Poet Marie Howe has been trying to write about Mary Magdalene for more than 30 years. Her fascination with the biblical figure goes back even further.
“Like many women, I grew up with the stories in the Old and New Testament,” Howe said. “Mary Magdalene was the woman I most identified with – and even as a girl I knew something wasn’t right with the story as it was told.”
Howe’s fourth book of poems, “Magdalene,” gives Mary Magdalene a new story, one that casts her in a modern light and lets readers see themselves reflected in her. In these poems, “Magdalene … is ever alive and struggling with the devils many of us struggle with,” Howe said.
This exploration of spirituality and doubt is one reason professor Tod Marshall chose Howe to be part of this year’s Gonzaga University Visiting Writers Series. The series, which aims to bring distinguished writers to Spokane each year, is partnering with Spokane Community College for Howe’s visit. The award-winning poet, who has received fellowships from the Guggenheim Foundation and the National Endowment for the Arts, will spend time with students and read from her works on both campuses. The readings – Tuesday at Gonzaga and Wednesday at SFCC – are open to the public.

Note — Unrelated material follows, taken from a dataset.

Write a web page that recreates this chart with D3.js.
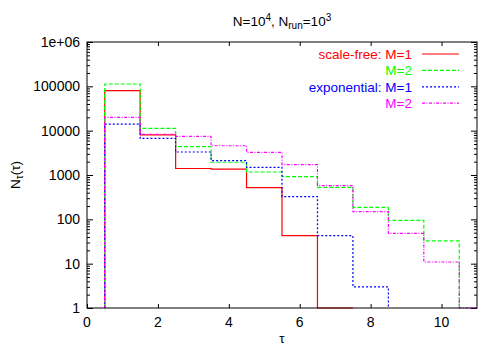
<!DOCTYPE html>
<html>
<head>
<meta charset="utf-8">
<script src="https://cdn.jsdelivr.net/npm/d3@7/dist/d3.min.js"></script>
<style>
  body { margin: 0; background: #fff; }
  text { font-family: "Liberation Sans", Arial, sans-serif; }
</style>
</head>
<body>
<div id="chart"></div>
<script>
// Data, bins centred on tau = 1, 2, 3 ...
var sfM1  = [80000, 8000, 1400, 1350, 520, 43, 1];
var sfM2  = [113000, 11300, 4350, 1940, 1170, 915, 525, 187, 95, 32.5];
var expM1 = [14100, 6700, 3300, 2100, 1490, 325, 43, 3];
var expM2 = [20000, 8300, 7460, 4570, 3250, 1720, 575, 149, 48, 10.9, 1];

var xTicks = [0, 2, 4, 6, 8, 10];
var yTicks = [1, 10, 100, 1000, 10000, 100000, 1000000];
var yTickLabels = ["1", "10", "100", "1000", "10000", "100000", "1e+06"];

var series = [
  { label: "scale-free: M=1", values: sfM1,  color: "#ff0000", dash: null },
  { label: "M=2",             values: sfM2,  color: "#00ff00", dash: "4,2" },
  { label: "exponential: M=1", values: expM1, color: "#0000ff", dash: "2,2" },
  { label: "M=2",             values: expM2, color: "#ff00ff", dash: "3,1.5,1,1.5" }
];

// Dimensions
var width = 500, height = 350;
var marginLeft = 87, marginRight = 23, marginTop = 42, marginBottom = 42;
var innerWidth = width - marginLeft - marginRight;
var innerHeight = height - marginTop - marginBottom;

var svg = d3.select("#chart").append("svg")
  .attr("width", width)
  .attr("height", height);

var x = d3.scaleLinear().domain([0, 11]).range([marginLeft, marginLeft + innerWidth]);
var y = d3.scaleLog().domain([1, 1e6]).range([marginTop + innerHeight, marginTop]);

svg.append("clipPath").attr("id", "plotclip")
  .append("rect")
  .attr("x", marginLeft).attr("y", marginTop - 1)
  .attr("width", innerWidth).attr("height", innerHeight + 2);

// axes with inward ticks, mirrored (labels drawn separately below)
var xTickLen = 4, yMajor = 6, yMinor = 3;
var bottomAx = d3.axisBottom(x).tickValues(xTicks).tickSize(-xTickLen).tickFormat("");
var topAx = d3.axisTop(x).tickValues(xTicks).tickSize(-xTickLen).tickFormat("");

var minorVals = [];
for (var e = 0; e < 6; e++) {
  for (var m = 2; m <= 9; m++) minorVals.push(m * Math.pow(10, e));
}

var leftAx = d3.axisLeft(y).tickValues(yTicks).tickSize(-yMajor).tickFormat("");
var rightAx = d3.axisRight(y).tickValues(yTicks).tickSize(-yMajor).tickFormat("");
var leftMinor = d3.axisLeft(y).tickValues(minorVals).tickSize(-yMinor).tickFormat("");
var rightMinor = d3.axisRight(y).tickValues(minorVals).tickSize(-yMinor).tickFormat("");

function styleAxis(g) {
  g.select(".domain").remove();
  g.selectAll(".tick line").attr("stroke", "#000");
  g.selectAll(".tick text").remove();
}

svg.append("g").attr("transform", "translate(0," + (marginTop + innerHeight) + ")").call(bottomAx).call(styleAxis);
svg.append("g").attr("transform", "translate(0," + marginTop + ")").call(topAx).call(styleAxis);
svg.append("g").attr("transform", "translate(" + marginLeft + ",0)").call(leftAx).call(styleAxis);
svg.append("g").attr("transform", "translate(" + (marginLeft + innerWidth) + ",0)").call(rightAx).call(styleAxis);
svg.append("g").attr("transform", "translate(" + marginLeft + ",0)").call(leftMinor).call(styleAxis);
svg.append("g").attr("transform", "translate(" + (marginLeft + innerWidth) + ",0)").call(rightMinor).call(styleAxis);

// tick labels
svg.append("g").selectAll("text").data(xTicks).enter().append("text")
  .attr("x", function(d) { return x(d); })
  .attr("y", 327)
  .attr("text-anchor", "middle")
  .attr("font-size", 14)
  .text(function(d) { return d; });

svg.append("g").selectAll("text").data(yTicks).enter().append("text")
  .attr("x", marginLeft - 7)
  .attr("y", function(d) { return y(d) + 5; })
  .attr("text-anchor", "end")
  .attr("font-size", 14)
  .text(function(d, i) { return yTickLabels[i]; });

// step lines (histogram steps)
function stepPoints(vals) {
  var pts = [[0.5, 1]];
  vals.forEach(function(v, i) {
    pts.push([i + 0.5, v]);
    pts.push([i + 1.5, v]);
  });
  pts.push([vals.length + 0.5, 1]);
  return pts;
}

var line = d3.line()
  .x(function(d) { return x(d[0]); })
  .y(function(d) { return y(d[1]); });

var plot = svg.append("g").attr("clip-path", "url(#plotclip)");
series.forEach(function(s) {
  plot.append("path")
    .attr("d", line(stepPoints(s.values)))
    .attr("fill", "none")
    .attr("stroke", s.color)
    .attr("stroke-width", 1.2)
    .attr("stroke-dasharray", s.dash);
});

// frame
svg.append("rect")
  .attr("x", marginLeft).attr("y", marginTop)
  .attr("width", innerWidth).attr("height", innerHeight)
  .attr("fill", "none").attr("stroke", "#000").attr("stroke-width", 1);

// legend
var legend = svg.append("g");
series.forEach(function(s, i) {
  var ly = 54 + i * 16.4;
  legend.append("text")
    .attr("x", 412).attr("y", ly + 5)
    .attr("text-anchor", "end")
    .attr("fill", s.color)
    .attr("font-size", 13.5)
    .text(s.label);
  legend.append("line")
    .attr("x1", 422).attr("x2", 459)
    .attr("y1", ly).attr("y2", ly)
    .attr("stroke", s.color)
    .attr("stroke-width", 1.2)
    .attr("stroke-dasharray", s.dash);
});

// title
var title = svg.append("text")
  .attr("x", marginLeft + innerWidth / 2).attr("y", 26)
  .attr("text-anchor", "middle")
  .attr("font-size", 13.5);
title.append("tspan").text("N=10");
title.append("tspan").attr("dy", -5).attr("font-size", 10).text("4");
title.append("tspan").attr("dy", 5).text(", N");
title.append("tspan").attr("dy", 3).attr("font-size", 10).text("run");
title.append("tspan").attr("dy", -3).text("=10");
title.append("tspan").attr("dy", -5).attr("font-size", 10).text("3");

// axis labels
svg.append("text")
  .attr("x", marginLeft + innerWidth / 2).attr("y", 343)
  .attr("text-anchor", "middle")
  .attr("font-size", 13.5)
  .text("τ");

var ylab = svg.append("text")
  .attr("transform", "translate(20," + (marginTop + innerHeight / 2) + ") rotate(-90)")
  .attr("text-anchor", "middle")
  .attr("font-size", 13.5);
ylab.append("tspan").text("N");
ylab.append("tspan").attr("dy", 3).attr("font-size", 10).text("τ");
ylab.append("tspan").attr("dy", -3).text("(τ)");
</script>
</body>
</html>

From Howe’s perspective, poetry provides an opportunity for healing in how it allows us to tell human stories. Juxtaposed against Mary the mother of Jesus, “Magdalene was set up as the repentant sinner (often a prostitute),” creating a split that has affected women for generations.
“This split between the virgin and the whore, the mother and the single woman, the sacred and the sensual, the body and the spirit – established by the patriarchy – has caused so much suffering in women,” Howe said. “How can we begin to heal this split? Perhaps by talking about it – telling our stories.”
The stories in “Magdalene,” which was long-listed for the 2017 National Book Award, are stories of grief and happiness, parenthood and sexual pleasure, joy and loneliness. They’re full of taxis and television and bags of groceries. They grapple with addiction. They remain rooted in the physical world while exploring the metaphysical, blending the mundane and the sacred. A woman sitting on a bench waiting for a bus inhabits the same poem as the desire to see “into the something else that almost gleams through the day.”
Howe’s ability to use “deceptively simple moments” to slowly tell a powerful story is part of what SFCC instructor Laura Read admires about Howe’s work. Read and her colleague Connie Scott regularly teach Howe’s second book, “What the Living Do,” which is largely an elegy to Howe’s brother John, who died at age 28. The book “helps students get acquainted with poetry because the poems tell a story in pieces,” Read said.
“Sibling loss is not often covered in poetry, and she does a masterful job of it,” Scott added.
Read said she and Scott are excited for Howe’s visit, as are their students.
Howe values the opportunity as well. “It’s a great privilege to travel and to read to people, to meet and share experience – those meetings are mutual – and I learn a great deal from them and am nourished deeply,” she said.
Between teaching and traveling, “The greatest loss is time alone, time in solitude,” said Howe, who lives in New York and teaches at Sarah Lawrence College, “time to experience what John Keats called ‘happy indolence’ – what he suggests every poet needs – time to read and wonder and wander in thought and feeling.”
The importance of such wondering and wandering is evident in Howe’s work, which seeks out silence and strives to hold onto it, even as it gets caught up in all the things that fill our lives with noise.
“The base note of our lives is silence. The trees move in it, the birds sing, dogs bark, cars beep – people speak – but the silence is the deep ground,” Howe said.
“Poetry must be made of both … utterance and silence. Poetry hopes to hold what can’t be reduced, can’t be paraphrased, but can be understood.”